Key Terms: Forest Wisdom
Goal: After this lesson you can define the core vocabulary from Episode 5 across all four lenses. Subject: Vocabulary | Run time: about 5 minutes
Your word bank for the Forest Wisdom episode. Read it quick, out loud if you can. The full glossary lives in the course Resources.
Geography
Ilex guayusa (EYE-lex gwy-YOO-sah). The guayusa holly tree, an Amazon plant brewed into a pre-dawn tea (Lewis et al., 2003).
Kola nut. The seed of the Cola nitida and Cola acuminata trees of the West African rainforest, chewed and central to ceremony (Pendergrast, 2013).
Obligate understory species. A plant that must grow beneath a forest canopy and cannot survive in the open (Lewis et al., 2003).
Ecosystem services. The economic benefits an intact ecosystem provides, such as carbon storage, humidity, and rainfall recycling (Lewis et al., 2003).
Agroforestry (AG-roh-FOR-uh-stree). Multi-species forest farming, a forest garden, the opposite of a single-crop plantation.
Social Studies
Wayus Aramu (WY-oos ah-RAH-moo). The Achuar pre-dawn guayusa ceremony, a community institution for over a thousand years (Lewis et al., 2003).
Reciprocity economy. An economic system based on mutual exchange and long-term relationships rather than cash (Pendergrast, 2013).
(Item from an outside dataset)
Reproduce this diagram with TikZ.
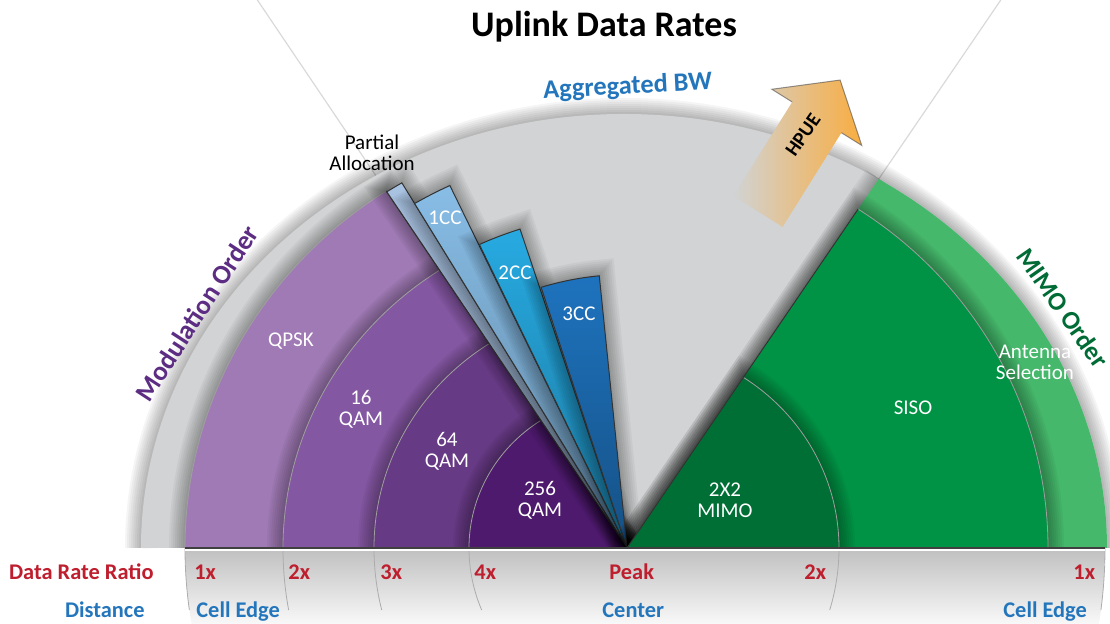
\documentclass[tikz,border=0pt]{standalone}
\usepackage{fontspec}
\setmainfont{Carlito}

\definecolor{bggray}{HTML}{D1D3D4}
\definecolor{qpsk}{HTML}{A07AB5}
\definecolor{qamA}{HTML}{8457A2}
\definecolor{qamB}{HTML}{663A84}
\definecolor{qamC}{HTML}{4E1A6D}
\definecolor{partial}{HTML}{A9C3E2}
\definecolor{ccA}{HTML}{88BDE6}
\definecolor{ccB}{HTML}{27AAE1}
\definecolor{ccC}{HTML}{1E73BE}
\definecolor{ltgreen}{HTML}{45B86B}
\definecolor{siso}{HTML}{009345}
\definecolor{mimo}{HTML}{006F35}
\definecolor{ratiored}{HTML}{BE1E2D}
\definecolor{distblue}{HTML}{2476BC}
\definecolor{modpurple}{HTML}{5C2D83}
\definecolor{mimogreen}{HTML}{006B35}
\definecolor{hpueorange}{HTML}{F9AD41}

% soft dark edge under a shape
\newcommand\softshadow[1]{\foreach \w in {2,4,...,16}{\draw[black,opacity=.04,line width=\w pt] #1;}}

\tikzset{
  ringlabel/.style={text=white,inner sep=0pt,align=center,font=\fontsize{10.5}{10.5}\selectfont},
  ratiolabel/.style={text=ratiored,inner sep=0pt,anchor=base west,font=\bfseries\fontsize{11.2}{12}\selectfont},
  distlabel/.style={text=distblue,inner sep=0pt,anchor=base west,font=\bfseries\fontsize{11.2}{12}\selectfont},
  ringedge/.style={draw=gray!75,line width=.4pt},
  wedgeedge/.style={draw=gray!40!black,line width=.5pt},
}

\begin{document}
\begin{tikzpicture}[x=0.5pt,y=0.5pt]
  \useasboundingbox (-627,-76) rectangle (483,548);
  \coordinate (Origin) at (0,0);
  \coordinate (lefttip) at (124:430.5);
  \coordinate (lefttop) at (124:661);
  \coordinate (righttip) at (55.7:447);
  \coordinate (righttop) at (55.7:663.4);
  % rays and grey half ellipse
  \draw[gray!30,line width=.6pt] (lefttip) -- (lefttop);
  \draw[gray!30,line width=.6pt] (righttip) -- (righttop);
  \softshadow{(-486,0) arc[start angle=180,end angle=0,x radius=483,y radius=434]}
  \fill[bggray] (-486,0) arc[start angle=180,end angle=0,x radius=483,y radius=434] -- cycle;
  % light green outer ring
  \softshadow{(Origin) -- (righttip)}
  \begin{scope}
    \clip (Origin) -- (55.7:700) -- (0:700) -- cycle;
    \fill[ltgreen] (-3,0) ellipse[x radius=483,y radius=434];
  \end{scope}
  \begin{scope}[yscale=.963]
    % modulation rings
    \foreach \r/\c in {442/qpsk,344/qamA,253/qamB,158/qamC}{
      \softshadow{(180:\r) arc[start angle=180,end angle=123,radius=\r] -- (Origin)}
      \fill[\c] (Origin) -- (180:\r) arc[start angle=180,end angle=123,radius=\r] -- cycle;
      \draw[ringedge] (180:\r) arc[start angle=180,end angle=123,radius=\r];
    }
    \draw[wedgeedge] (Origin) -- (123:442);
    % aggregated bandwidth slivers
    \foreach \a/\b/\r/\c in {120.7/123/441/partial,115.2/120.7/416/ccA,107.9/115.1/348/ccB,95.6/107.6/284/ccC}{
      \softshadow{(Origin) -- (\b:\r) arc[start angle=\b,end angle=\a,radius=\r] -- cycle}
      \shade[top color=\c,bottom color=\c!70!black,wedgeedge] (Origin) -- (\b:\r) arc[start angle=\b,end angle=\a,radius=\r] -- cycle;
    }
    % mimo rings
    \foreach \r/\c in {421/siso,212/mimo}{
      \softshadow{(Origin) -- (56.7:\r) arc[start angle=56.7,end angle=0,radius=\r]}
      \fill[\c] (Origin) -- (56.7:\r) arc[start angle=56.7,end angle=0,radius=\r] -- cycle;
      \draw[ringedge] (56.7:\r) arc[start angle=56.7,end angle=0,radius=\r];
    }
    \draw[wedgeedge] (Origin) -- (56.7:421);
  \end{scope}
  % HPUE arrow
  \begin{scope}[shift={(131,336.5)},rotate=58]
    \shade[left color=bggray,right color=hpueorange] (0,-29) -- (111,-29) -- (111,-53) -- (155,0)
      -- (111,53) -- (111,29) -- (0,29) -- cycle;
    \draw[gray!60!black,line width=.5pt,opacity=.6] (111,-29) -- (111,-53) -- (155,0) -- (111,53) -- (111,29);
  \end{scope}
  % floor band
  \shade[top color=gray!50,bottom color=gray!5] (180:442) arc[start angle=180,end angle=189.9,radius=442]
    -- (-9.15:478) arc[start angle=-9.15,end angle=0,radius=478] -- cycle;
  \foreach \r in {442,344,253,158}
    \draw[gray!65] (180:\r) arc[start angle=180,end angle={180+asin(62/\r)},radius=\r];
  \foreach \r in {212,478}
    \draw[gray!65] (0:\r) arc[start angle=0,end angle={-asin(62/\r)},radius=\r];
  \draw[white,line width=1.2pt] (-442,-2.2) -- (478,-2.2);
  \draw[gray!50!black,line width=.6pt] (-442,0) -- (478,0);

  % texts
  \node[anchor=base,inner sep=0pt,font=\bfseries\fontsize{18}{20}\selectfont] (title) at (-23,511) {Uplink Data Rates};
  \node[anchor=base,inner sep=0pt,rotate=3,text=distblue,font=\bfseries\fontsize{13.2}{15}\selectfont] (aggbw) at (1,454) {Aggregated BW};
  \node[align=center,inner sep=0pt,font=\fontsize{10.5}{10.5}\selectfont] (partial) at (-255,395) {Partial\\Allocation};
  \node[rotate=57,text=modpurple,inner sep=0pt,font=\bfseries\fontsize{13.5}{14}\selectfont] (modorder) at (-430,235) {Modulation Order};
  \node[rotate=-55,text=mimogreen,inner sep=0pt,font=\bfseries\fontsize{13}{14}\selectfont] (mimoorder) at (436,240) {MIMO Order};
  \node[rotate=55,inner sep=0pt,font=\bfseries\fontsize{10}{12}\selectfont] (hpue) at (176,413) {HPUE};

  \node[ringlabel] (qpsklbl) at (-336,207) {QPSK};
  \node[ringlabel] (qam16) at (-266,139) {16\\QAM};
  \node[ringlabel] (qam64) at (-180,97) {64\\QAM};
  \node[ringlabel] (qam256) at (-87,48) {256\\QAM};
  \node[ringlabel] (cc1) at (-182,330) {1CC};
  \node[ringlabel] (cc2) at (-112,275) {2CC};
  \node[ringlabel] (cc3) at (-48,234) {3CC};
  \node[ringlabel] (mimo2x2) at (98,48) {2X2\\MIMO};
  \node[ringlabel] (siso) at (286,140) {SISO};
  \node[ringlabel] (antsel) at (408,186) {Antenna\\Selection};

  \node[ratiolabel,anchor=base east] (rateratio) at (-473,-32) {Data Rate Ratio};
  \node[distlabel,anchor=base east] (distance) at (-482,-70) {Distance};
  \node[ratiolabel] (ratioA) at (-433,-32) {1x};
  \node[ratiolabel] (ratioB) at (-339,-32) {2x};
  \node[ratiolabel] (ratioC) at (-247,-32) {3x};
  \node[ratiolabel] (ratioD) at (-153,-32) {4x};
  \node[ratiolabel] (peak) at (-18,-32) {Peak};
  \node[ratiolabel] (ratioE) at (177,-32) {2x};
  \node[ratiolabel] (ratioF) at (446,-32) {1x};
  \node[distlabel] (celledgeL) at (-431,-70) {Cell Edge};
  \node[distlabel] (center) at (-25,-70) {Center};
  \node[distlabel] (celledgeR) at (376,-70) {Cell Edge};
\end{tikzpicture}
\end{document}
Biopiracy (BY-oh-PY-ruh-see). Commercializing traditional knowledge without consent or compensation for the originating community (Pendergrast, 2013).
FPIC. Free, Prior, and Informed Consent, the standard for engaging Indigenous communities (United Nations, 2007).
Knowledge sovereignty. A community's right to control how its traditional knowledge is used and shared (World Intellectual Property Organization, 2024).
Economics
Social capital. The non-monetary value created by trust, reciprocity, and community bonds (Pendergrast, 2013).
Benefit-sharing. Economic arrangements that ensure originating communities profit, with consent and attribution required (World Intellectual Property Organization, 2024).
Value-added processing. Transforming raw material into a finished product to capture the margin that raw export removes.
Gift economy. An economic system based on giving rather than market exchange, like sharing guayusa within a family.
Nagoya Protocol (nah-GOH-yah). A 2010 international agreement on benefit-sharing for genetic resources and traditional knowledge (United Nations, 2007).
English Language Arts
Framework rejection. A rhetorical move that dissolves an opposing framework's categories rather than arguing inside it, as in "wayusa is relationship" (Gualinga, 2019).
Proverbial compression. Packing maximum meaning into minimum words, as Akan proverbs do (Akan oral tradition).
Contrast and diminishment. A technique that shrinks something by setting it against a greater thing, as Aidoo does to Coca-Cola (Aidoo, 1988).
Triple negation. Repeating "cannot" to insist a tradition resists being turned into a product (Aidoo, 1988).
Sources
- Aidoo, A. A. (1988). Our sister killjoy. Longman.
- Gualinga, P. (2019). Statements on traditional knowledge and plant medicine.
- Lewis, W. H., Kennelly, E. J., Bass, G. N., Wedner, H. J., Elvin-Lewis, M. P., & Fast, D. M. (2003). Ritualistic use of the holly Ilex guayusa by Amazonian Jivaro Indians. Journal of Ethnopharmacology, 33(1-2), 25-30.
- Pendergrast, M. (2013). For God, country, and Coca-Cola: The definitive history of the great American soft drink (3rd ed.). Basic Books.
- United Nations. (2007). United Nations Declaration on the Rights of Indigenous Peoples. UN General Assembly.
- World Intellectual Property Organization. (2024). WIPO Treaty on Intellectual Property, Genetic Resources and Associated Traditional Knowledge. WIPO Diplomatic Conference, Geneva.
- Akan oral tradition (proverbs as commonly recorded).